-- Start Recorded data --

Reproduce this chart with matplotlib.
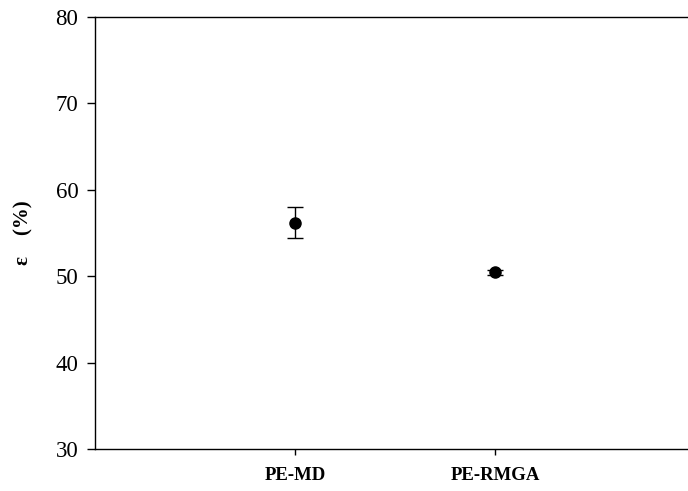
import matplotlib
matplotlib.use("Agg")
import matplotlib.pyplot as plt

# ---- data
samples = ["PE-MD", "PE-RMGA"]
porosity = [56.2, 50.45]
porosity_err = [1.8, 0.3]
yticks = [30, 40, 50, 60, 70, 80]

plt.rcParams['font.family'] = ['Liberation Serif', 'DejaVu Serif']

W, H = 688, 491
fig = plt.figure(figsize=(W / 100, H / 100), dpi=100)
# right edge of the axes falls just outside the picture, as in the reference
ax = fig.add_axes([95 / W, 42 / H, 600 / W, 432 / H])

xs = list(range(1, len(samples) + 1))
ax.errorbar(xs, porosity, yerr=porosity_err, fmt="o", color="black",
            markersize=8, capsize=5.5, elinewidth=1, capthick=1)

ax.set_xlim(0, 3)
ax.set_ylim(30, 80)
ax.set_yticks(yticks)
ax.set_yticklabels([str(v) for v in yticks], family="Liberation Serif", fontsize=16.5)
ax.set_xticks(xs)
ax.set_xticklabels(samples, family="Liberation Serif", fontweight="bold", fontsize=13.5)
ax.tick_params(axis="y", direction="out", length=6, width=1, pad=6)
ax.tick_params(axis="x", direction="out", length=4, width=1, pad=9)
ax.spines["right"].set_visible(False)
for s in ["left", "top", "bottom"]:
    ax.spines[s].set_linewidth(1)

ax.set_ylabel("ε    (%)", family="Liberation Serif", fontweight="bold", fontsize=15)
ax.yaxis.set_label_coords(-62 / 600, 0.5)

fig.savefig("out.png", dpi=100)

-- End Recorded data --

## Instructions for the task
Write out the full listing verbatim, excluding its pictures.

## The output
Reproduce this chart with matplotlib.
import matplotlib
matplotlib.use("Agg")
import matplotlib.pyplot as plt

# ---- data
samples = ["PE-MD", "PE-RMGA"]
porosity = [56.2, 50.45]
porosity_err = [1.8, 0.3]
yticks = [30, 40, 50, 60, 70, 80]

plt.rcParams['font.family'] = ['Liberation Serif', 'DejaVu Serif']

W, H = 688, 491
fig = plt.figure(figsize=(W / 100, H / 100), dpi=100)
# right edge of the axes falls just outside the picture, as in the reference
ax = fig.add_axes([95 / W, 42 / H, 600 / W, 432 / H])

xs = list(range(1, len(samples) + 1))
ax.errorbar(xs, porosity, yerr=porosity_err, fmt="o", color="black",
            markersize=8, capsize=5.5, elinewidth=1, capthick=1)

ax.set_xlim(0, 3)
ax.set_ylim(30, 80)
ax.set_yticks(yticks)
ax.set_yticklabels([str(v) for v in yticks], family="Liberation Serif", fontsize=16.5)
ax.set_xticks(xs)
ax.set_xticklabels(samples, family="Liberation Serif", fontweight="bold", fontsize=13.5)
ax.tick_params(axis="y", direction="out", length=6, width=1, pad=6)
ax.tick_params(axis="x", direction="out", length=4, width=1, pad=9)
ax.spines["right"].set_visible(False)
for s in ["left", "top", "bottom"]:
    ax.spines[s].set_linewidth(1)

ax.set_ylabel("ε    (%)", family="Liberation Serif", fontweight="bold", fontsize=15)
ax.yaxis.set_label_coords(-62 / 600, 0.5)

fig.savefig("out.png", dpi=100)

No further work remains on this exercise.